Solar storms often include an eruption on the sun called a coronal mass ejection, or CME. This is a vast cloud of electrically charged particles hurled into space that disturbs the interplanetary magnetic field in our solar system. When these particles and the magnetic disturbances encounter Earth’s magnetic field, they interact in a series of complex physical processes, and trigger perturbations in the Earth’s magnetic field. Those perturbations are called geomagnetic storms. The interactions may cause unstable patches of excess electrons in the ionosphere, an atmospheric region starting about 50 miles (80 kilometers) above Earth’s surface that already contains ions and electrons.
The 2014 geomagnetic storm was a result of two powerful Earth-directed CMEs. The storm initially produced patches of extra electrons in the ionosphere over northern Greenland, as usual. But just south of these patches, the scientists were surprised to find broad areas extending 300 to 600 miles (500 to 1,000 kilometers) where the electrons were “almost vacuumed out,” in the words of Per Hoeg of the National Space Research Institute at the Technical University of Denmark, Lyngby. These areas remained depleted of electrons for several days.
The electrons in the ionosphere normally reflect radio waves back to ground level, enabling long-distance radio communications. Both electron depletion and electron increases in this layer can possibly cause radio communications to fail, reduce the accuracy of GPS systems, damage satellites and harm electrical grids.

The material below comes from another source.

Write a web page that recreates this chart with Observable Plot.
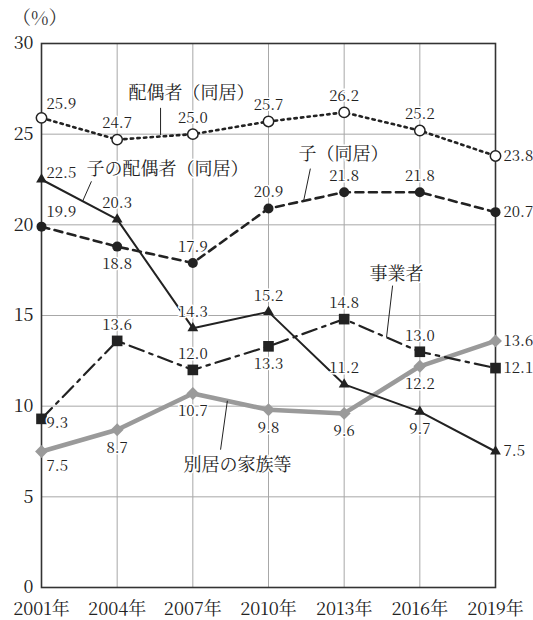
<!DOCTYPE html>
<html>
<head>
<meta charset="utf-8">
<script src="https://cdn.jsdelivr.net/npm/d3@7"></script>
<script src="https://cdn.jsdelivr.net/npm/@observablehq/plot@0.6"></script>
<style>
  html, body { margin: 0; padding: 0; background: #fff; }
  #chart { position: relative; width: 533px; height: 620px; }
  #unit { position: absolute; left: 12px; top: 3px; font-size: 19px; font-family: "Noto Serif CJK JP", "Liberation Serif", serif; color: #333; }
</style>
</head>
<body>
<div id="chart"><div id="unit">（%）</div></div>
<script>
// Survey years and the share (%) of each type of main caregiver
const years = [2001, 2004, 2007, 2010, 2013, 2016, 2019];
const spouse = [25.9, 24.7, 25.0, 25.7, 26.2, 25.2, 23.8];       // 配偶者（同居）
const child = [19.9, 18.8, 17.9, 20.9, 21.8, 21.8, 20.7];        // 子（同居）
const childSpouse = [22.5, 20.3, 14.3, 15.2, 11.2, 9.7, 7.5];    // 子の配偶者（同居）
const provider = [9.3, 13.6, 12.0, 13.3, 14.8, 13.0, 12.1];      // 事業者
const separate = [7.5, 8.7, 10.7, 9.8, 9.6, 12.2, 13.6];         // 別居の家族等
const seriesNames = ["配偶者（同居）", "子（同居）", "子の配偶者（同居）", "事業者", "別居の家族等"];
const yTicks = [0, 5, 10, 15, 20, 25, 30];

const FONT = '"Noto Serif CJK JP", "Liberation Serif", serif';

// Where each value label sits relative to its point
const labelSides = {
  "配偶者（同居）": ["ne", "n", "n", "n", "n", "n", "e"],
  "子（同居）": ["ne", "s", "n", "n", "n", "n", "e"],
  "子の配偶者（同居）": ["ene", "n", "n", "n", "n", "s", "e"],
  "事業者": ["ese", "n", "n", "s", "n", "n", "e"],
  "別居の家族等": ["se", "s", "s", "s", "s", "s", "e"]
};
const placements = {
  n:   {dx: 0, dy: -16, textAnchor: "middle"},
  s:   {dx: 0, dy: 18, textAnchor: "middle"},
  e:   {dx: 8, dy: 0, textAnchor: "start"},
  ne:  {dx: 5, dy: -14, textAnchor: "start"},
  ene: {dx: 5, dy: -6, textAnchor: "start"},
  ese: {dx: 5, dy: 4, textAnchor: "start"},
  se:  {dx: 5, dy: 15, textAnchor: "start"}
};

// Line and marker styles per series
const styles = {
  "配偶者（同居）": {stroke: "#222", strokeWidth: 2.6, dash: "2.4,4.2", symbol: "circle", r: 5.2, fill: "#fff", dotStroke: "#222"},
  "子（同居）": {stroke: "#222", strokeWidth: 2.6, dash: "8,5.5", symbol: "circle", r: 5, fill: "#222", dotStroke: "none"},
  "子の配偶者（同居）": {stroke: "#222", strokeWidth: 2, dash: null, symbol: "triangle", r: 4, fill: "#222", dotStroke: "none"},
  "事業者": {stroke: "#222", strokeWidth: 2.2, dash: "15,6,3.5,6", symbol: "square", r: 6, fill: "#222", dotStroke: "none"},
  "別居の家族等": {stroke: "#9a9a9a", strokeWidth: 4.5, dash: null, symbol: "diamond2", r: 5.8, fill: "#9a9a9a", dotStroke: "none"}
};

const valuesBySeries = [spouse, child, childSpouse, provider, separate];
const rows = seriesNames.flatMap((name, i) =>
  years.map((year, j) => ({series: name, year, value: valuesBySeries[i][j], side: labelSides[name][j]}))
);

// Series captions and their leader lines, in data coordinates
const captions = [
  {text: "配偶者（同居）", x: 2006.95, y: 27.25},
  {text: "子の配偶者（同居）", x: 2006.0, y: 23.05},
  {text: "子（同居）", x: 2012.97, y: 23.88},
  {text: "事業者", x: 2015.07, y: 17.26},
  {text: "別居の家族等", x: 2008.77, y: 6.73}
];
const leaders = [
  {x1: 2005.72, y1: 26.45, x2: 2005.72, y2: 24.95},
  {x1: 2002.98, y1: 22.4, x2: 2002.63, y2: 21.3},
  {x1: 2011.66, y1: 23.1, x2: 2011.39, y2: 21.3},
  {x1: 2014.92, y1: 16.65, x2: 2014.68, y2: 13.8},
  {x1: 2008.1, y1: 7.6, x2: 2008.37, y2: 10.3}
];

// Gray line first so the black lines sit over it
const drawOrder = ["別居の家族等", "配偶者（同居）", "子（同居）", "子の配偶者（同居）", "事業者"];

const lineMarks = drawOrder.map(name => {
  const s = styles[name];
  return Plot.line(rows.filter(d => d.series === name), {
    x: "year", y: "value", stroke: s.stroke, strokeWidth: s.strokeWidth,
    strokeDasharray: s.dash || undefined, strokeLinejoin: "miter"
  });
});
const dotMarks = drawOrder.map(name => {
  const s = styles[name];
  return Plot.dot(rows.filter(d => d.series === name), {
    x: "year", y: "value", symbol: () => s.symbol, r: s.r, fill: s.fill,
    stroke: s.dotStroke, strokeWidth: 1.5
  });
});
const labelMarks = Object.entries(placements).map(([side, p]) =>
  Plot.text(rows.filter(d => d.side === side), {
    x: "year", y: "value", text: d => d.value.toFixed(1),
    dx: p.dx, dy: p.dy, textAnchor: p.textAnchor,
    fontFamily: FONT, fontSize: 15, fill: "#222", stroke: "white", strokeWidth: 3
  })
);

const chart = Plot.plot({
  width: 533,
  height: 620,
  marginLeft: 41,
  marginRight: 38,
  marginTop: 43,
  marginBottom: 33,
  style: {background: "#fff", color: "#222", fontFamily: FONT},
  x: {type: "linear", domain: [2001, 2019]},
  y: {domain: [0, 30]},
  marks: [
    Plot.gridX(years.slice(1, -1), {stroke: "#a8a8a8", strokeOpacity: 1, strokeWidth: 1}),
    Plot.gridY(yTicks.slice(1, -1), {stroke: "#a8a8a8", strokeOpacity: 1, strokeWidth: 1}),
    Plot.axisX({ticks: years, tickFormat: d => d + "年", tickSize: 0, tickPadding: 15, fontSize: 18, fontFamily: FONT, label: null}),
    Plot.axisY({ticks: yTicks, tickSize: 0, tickPadding: 8, fontSize: 18, fontFamily: FONT, label: null}),
    Plot.frame({stroke: "#333", strokeWidth: 1.6}),
    ...lineMarks,
    Plot.link(leaders, {x1: "x1", y1: "y1", x2: "x2", y2: "y2", stroke: "#222", strokeWidth: 1}),
    ...dotMarks,
    ...labelMarks,
    Plot.text(captions, {x: "x", y: "y", text: "text", fontFamily: FONT, fontSize: 18, fill: "#222", stroke: "white", strokeWidth: 3})
  ]
});

document.getElementById("chart").appendChild(chart);
</script>
</body>
</html>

“We don’t know exactly what causes the depletion,” Komjathy said. “One possible explanation is that electrons are recombining with positively charged ions until there are no excess electrons. There could also be redistribution — electrons being displaced and pushed away from the region, not only horizontally but vertically.”
The paper is titled “Multiinstrument observations of a geomagnetic storm and its effects on the Arctic ionosphere: A case study of the 19 February 2014 storm.” Lead author Tibor Durgonics is a doctoral student at the Technical University of Denmark. Richard Langley (University of New Brunswick, Canada) provided data sets and interpretation.